WHAT YOU ARE ASKED TO DO: Starting at the first line of the data, print each line verbatim up to and including the line bearing "790,235 793,578 788,572", omitting pictures.

════

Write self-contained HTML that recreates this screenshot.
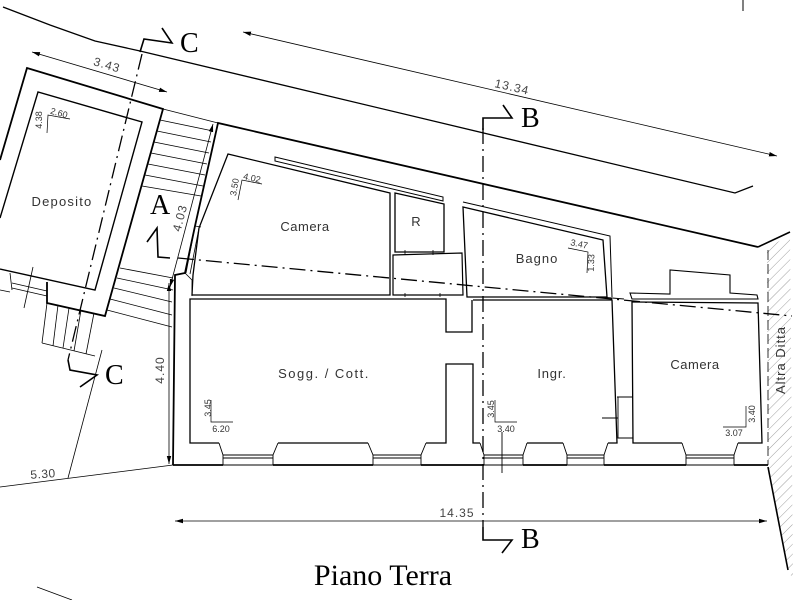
<!DOCTYPE html>
<html><head><meta charset="utf-8"><style>
html,body{margin:0;padding:0;background:#fff;}
svg{display:block}
text{font-family:"Liberation Sans",sans-serif;fill:#333}
.s{font-family:"Liberation Serif",serif;fill:#000;font-size:28px}
.r{font-size:13px}
.d{font-size:12px;fill:#444}
.m{font-size:9px;fill:#333}
</style></head><body>
<svg width="800" height="600" viewBox="0 0 800 600" xmlns="http://www.w3.org/2000/svg">
<defs>
<marker id="ar" viewBox="0 0 8 6" refX="8" refY="3" markerWidth="8" markerHeight="6" markerUnits="userSpaceOnUse" orient="auto-start-reverse"><path d="M0,0.8 L8,3 L0,5.2 z" fill="#000"/></marker>
<pattern id="h" patternUnits="userSpaceOnUse" width="7" height="7" patternTransform="rotate(45)"><line x1="0" y1="0" x2="0" y2="7" stroke="#888" stroke-width="0.8"/></pattern>
</defs>

<!-- hatched strip -->
<polygon points="767,248 790,235 793,578 788,572 768,467" fill="url(#h)" stroke="none"/>

<g fill="none" stroke="#000" stroke-linejoin="miter">
<!-- top boundary -->
<polyline points="3,7 50,25 95,41 140,51 735,193 753,186" stroke-width="1.3"/>
<line x1="743" y1="0" x2="743" y2="11" stroke-width="1"/>

<!-- dims -->
<g stroke-width="0.8">
<line x1="243" y1="32" x2="777" y2="156" marker-start="url(#ar)" marker-end="url(#ar)"/>
<line x1="32" y1="52" x2="167" y2="92" marker-start="url(#ar)" marker-end="url(#ar)"/>
<line x1="213" y1="124" x2="170" y2="287" marker-start="url(#ar)" marker-end="url(#ar)"/>
<line x1="169" y1="283" x2="169" y2="464" marker-start="url(#ar)" marker-end="url(#ar)"/>
<line x1="175" y1="521" x2="767" y2="521" marker-start="url(#ar)" marker-end="url(#ar)"/>
<line x1="0" y1="487" x2="173" y2="465"/>
<line x1="102" y1="350" x2="68" y2="478"/>
<line x1="37" y1="587" x2="72" y2="600"/>
</g>

<!-- Deposito -->
<path d="M0,160 L27,68 L163,109 L105,316 L47,303 L47,282" stroke-width="1.8"/>
<path d="M0,218 L38,92 L142,122 L95,290 L0,269" stroke-width="1.4"/>
<g stroke-width="0.8">
<line x1="0" y1="290" x2="10" y2="292"/>
<line x1="10" y1="273" x2="12" y2="290"/>
<line x1="12" y1="283" x2="47" y2="291"/>
<line x1="12" y1="288" x2="47" y2="296"/>
<line x1="33" y1="267" x2="24" y2="308"/>
<!-- lower-left stairs -->
<line x1="47" y1="303" x2="42" y2="343"/>
<line x1="42" y1="343" x2="95" y2="356"/>
<line x1="58" y1="305" x2="53" y2="346"/>
<line x1="69" y1="308" x2="63" y2="348"/>
<line x1="81" y1="310" x2="74" y2="351"/>
<line x1="94" y1="313" x2="86" y2="354"/>
<!-- upper stairs -->
<line x1="163" y1="109" x2="218" y2="123"/>
<line x1="160" y1="120" x2="213" y2="131"/>
<line x1="157" y1="131" x2="211" y2="142"/>
<line x1="154" y1="142" x2="209" y2="153"/>
<line x1="151" y1="153" x2="207" y2="164"/>
<line x1="148" y1="164" x2="205" y2="175"/>
<line x1="145" y1="175" x2="203" y2="186"/>
<line x1="142" y1="186" x2="201" y2="196"/>
<!-- lower stairs -->
<line x1="120" y1="268" x2="173" y2="278"/>
<line x1="117" y1="278" x2="173" y2="290"/>
<line x1="114" y1="288" x2="172" y2="302"/>
<line x1="110" y1="299" x2="172" y2="315"/>
<line x1="107" y1="310" x2="172" y2="327"/>
</g>

<!-- building outer wall -->
<path d="M758,247 L218,123 L195,226 L185,273 L175,275 L173,465" stroke-width="1.8"/>
<path d="M758,247 L790,232" stroke-width="1.6"/>
<line x1="768" y1="467" x2="788" y2="570" stroke-width="1.6"/>
<line x1="768" y1="250" x2="768" y2="465" stroke-width="0.8" stroke-dasharray="10 4"/>
<g stroke-width="0.8">
<line x1="199" y1="228" x2="190" y2="274"/>
<line x1="195" y1="226" x2="186" y2="273"/>
<line x1="195" y1="226" x2="201" y2="227"/>
<line x1="185" y1="273" x2="192" y2="280"/>
<line x1="192" y1="280" x2="192" y2="296"/>
</g>

<!-- outer bottom wall -->
<g stroke-width="1.8">
<line x1="173" y1="465" x2="223" y2="465"/>
<line x1="273" y1="465" x2="373" y2="465"/>
<line x1="421" y1="465" x2="484" y2="465"/>
<line x1="523" y1="465" x2="567" y2="465"/>
<line x1="604" y1="465" x2="686" y2="465"/>
<line x1="734" y1="465" x2="768" y2="465"/>
</g>
<g stroke-width="0.9">
<line x1="223" y1="465" x2="273" y2="465"/>
<line x1="373" y1="465" x2="421" y2="465"/>
<line x1="484" y1="465" x2="523" y2="465"/>
<line x1="567" y1="465" x2="604" y2="465"/>
<line x1="686" y1="465" x2="734" y2="465"/>
</g>
<!-- windows -->
<g stroke-width="0.9">
<path d="M219,443 L223,455 L223,465 M278,443 L273,455 L273,465 M223,455 H273 M223,458 H273"/>
<path d="M368,443 L373,455 L373,465 M426,443 L421,455 L421,465 M373,455 H421 M373,458 H421"/>
<path d="M480,443 L484,455 L484,465 M527,443 L523,455 L523,465 M484,455 H523 M484,458 H523"/>
<path d="M563,443 L567,455 L567,465 M608,443 L604,455 L604,465 M567,455 H604 M567,458 H604"/>
<path d="M682,443 L686,455 L686,465 M738,443 L734,455 L734,465 M686,455 H734 M686,458 H734"/>
</g>

<!-- Camera left -->
<path d="M228,154 L390,193 L390,295 L192,295 L193,275 L199,228 Z" stroke-width="1.3"/>
<polygon points="275,157 443,197 443,201 275,161" stroke-width="1"/>
<!-- R -->
<path d="M395,193 L444,204 L444,252 L395,252 Z" stroke-width="1.3"/>
<path d="M393,255 L462,253 L463,295 L393,295 Z" stroke-width="1.2"/>
<path d="M405,293 V297 M440,293 V297 M405,250 V255 M433,250 V255" stroke-width="0.8"/>
<!-- Bagno -->
<path d="M463,207 L603,240 L607,297 L467,297 Z" stroke-width="1.3"/>
<path d="M463,202 L610,236 L612,297" stroke-width="1"/>
<line x1="600" y1="297" x2="624" y2="299" stroke-width="1"/>

<!-- Sogg -->
<path d="M219,443 H190 V299 H446 V332 H472 V300" stroke-width="1.3"/>
<path d="M278,443 H368 M426,443 H446 V364 H473 V443 H480" stroke-width="1.3"/>
<!-- Ingr -->
<path d="M473,300 H612 L617,443 H608 M563,443 H527" stroke-width="1.3"/>
<!-- Camera right -->
<path d="M682,443 H633 L632,302 L758,303 L762,443 H738" stroke-width="1.3"/>
<path d="M630,293 L670,294 L670,270 L730,275 L730,293 L757,295 L758,299 L632,299 Z" stroke-width="1.1"/>
<!-- door between Ingr and Camera -->
<path d="M617,397 H633 M618,397 V438 H633 M602,418 H618" stroke-width="0.9"/>
<line x1="502" y1="432" x2="502" y2="473" stroke-width="0.9"/>

<!-- section lines -->
<g stroke-width="1.3" stroke-dasharray="16 5 2 5">
<line x1="142" y1="54" x2="68" y2="360"/>
<line x1="178" y1="258" x2="792" y2="316"/>
<line x1="483" y1="128" x2="483" y2="527"/>
</g>
<g stroke-width="1.6">
<polyline points="140,52 144,39 172,43 162,28"/>
<polyline points="68,360 70,370 97,375 80,387"/>
<polyline points="147,242 157,228 158,257 170,258"/>
<polyline points="483,130 483,118 512,118 503,105"/>
<polyline points="483,527 483,540 512,540 502,553"/>
</g>

<!-- small dim L marks -->
<g stroke-width="0.7">
<path d="M47,133 L48,115 L70,119"/>
<path d="M238,200 L242,180 L262,184"/>
<path d="M568,248 L588,252 L587,273"/>
<path d="M211,400 V422 H233"/>
<path d="M495,400 V422 H517"/>
<path d="M746,406 V427 H723"/>
</g>
</g>

<!-- section letters -->
<text class="s" x="180" y="52">C</text>
<text class="s" x="105" y="384">C</text>
<text class="s" x="150" y="214">A</text>
<text class="s" x="521" y="127">B</text>
<text class="s" x="521" y="548">B</text>

<!-- dim labels -->
<text class="d" x="107" y="69" text-anchor="middle" letter-spacing="1" transform="rotate(16.5 107 65)">3.43</text>
<text class="d" x="512" y="91" text-anchor="middle" letter-spacing="1" transform="rotate(13 512 87)">13.34</text>
<text class="d" x="180" y="222" text-anchor="middle" letter-spacing="1" transform="rotate(-75 180 218)">4.03</text>
<text class="d" x="160" y="374" text-anchor="middle" letter-spacing="1" transform="rotate(-90 160 370)">4.40</text>
<text class="d" x="457" y="517" text-anchor="middle" letter-spacing="1">14.35</text>
<text class="d" x="43" y="478" text-anchor="middle" letter-spacing="0.5" transform="rotate(-4 43 474)">5.30</text>

<!-- room labels -->
<text class="r" x="62" y="206" text-anchor="middle" letter-spacing="1.2">Deposito</text>
<text class="r" x="305" y="231" text-anchor="middle" letter-spacing="0.5">Camera</text>
<text class="r" x="416" y="226" text-anchor="middle">R</text>
<text class="r" x="537" y="263" text-anchor="middle" letter-spacing="1">Bagno</text>
<text class="r" x="324" y="378" text-anchor="middle" letter-spacing="1.5">Sogg. / Cott.</text>
<text class="r" x="552" y="378" text-anchor="middle" letter-spacing="0.8">Ingr.</text>
<text class="r" x="695" y="369" text-anchor="middle" letter-spacing="0.5">Camera</text>
<text class="r" x="781" y="364" text-anchor="middle" letter-spacing="1" transform="rotate(-90 781 360)">Altra Ditta</text>

<!-- small room dims -->
<text class="m" x="45" y="123" text-anchor="middle" transform="rotate(-90 42 123)">4.38</text>
<text class="m" x="59" y="116" text-anchor="middle" transform="rotate(16 59 113)">2.60</text>
<text class="m" x="252" y="181" text-anchor="middle" transform="rotate(13 252 178)">4.02</text>
<text class="m" x="237" y="193" text-anchor="middle" transform="rotate(-80 234 190)">3.50</text>
<text class="m" x="579" y="247" text-anchor="middle" transform="rotate(12 579 245)">3.47</text>
<text class="m" x="597" y="266" text-anchor="middle" transform="rotate(-88 594 266)">1.33</text>
<text class="m" x="211" y="414" text-anchor="middle" transform="rotate(-90 208 411)">3.45</text>
<text class="m" x="221" y="432" text-anchor="middle">6.20</text>
<text class="m" x="494" y="415" text-anchor="middle" transform="rotate(-90 491 412)">3.45</text>
<text class="m" x="506" y="432" text-anchor="middle">3.40</text>
<text class="m" x="755" y="420" text-anchor="middle" transform="rotate(-90 752 417)">3.40</text>
<text class="m" x="734" y="436" text-anchor="middle">3.07</text>

<!-- title -->
<text class="s" x="383" y="585" text-anchor="middle" style="font-size:30px">Piano Terra</text>
</svg>
</body></html>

════

ANSWER:
Write self-contained HTML that recreates this screenshot.
<!DOCTYPE html>
<html><head><meta charset="utf-8"><style>
html,body{margin:0;padding:0;background:#fff;}
svg{display:block}
text{font-family:"Liberation Sans",sans-serif;fill:#333}
.s{font-family:"Liberation Serif",serif;fill:#000;font-size:28px}
.r{font-size:13px}
.d{font-size:12px;fill:#444}
.m{font-size:9px;fill:#333}
</style></head><body>
<svg width="800" height="600" viewBox="0 0 800 600" xmlns="http://www.w3.org/2000/svg">
<defs>
<marker id="ar" viewBox="0 0 8 6" refX="8" refY="3" markerWidth="8" markerHeight="6" markerUnits="userSpaceOnUse" orient="auto-start-reverse"><path d="M0,0.8 L8,3 L0,5.2 z" fill="#000"/></marker>
<pattern id="h" patternUnits="userSpaceOnUse" width="7" height="7" patternTransform="rotate(45)"><line x1="0" y1="0" x2="0" y2="7" stroke="#888" stroke-width="0.8"/></pattern>
</defs>

<!-- hatched strip -->
<polygon points="767,248 790,235 793,578 788,572 768,467" fill="url(#h)" stroke="none"/>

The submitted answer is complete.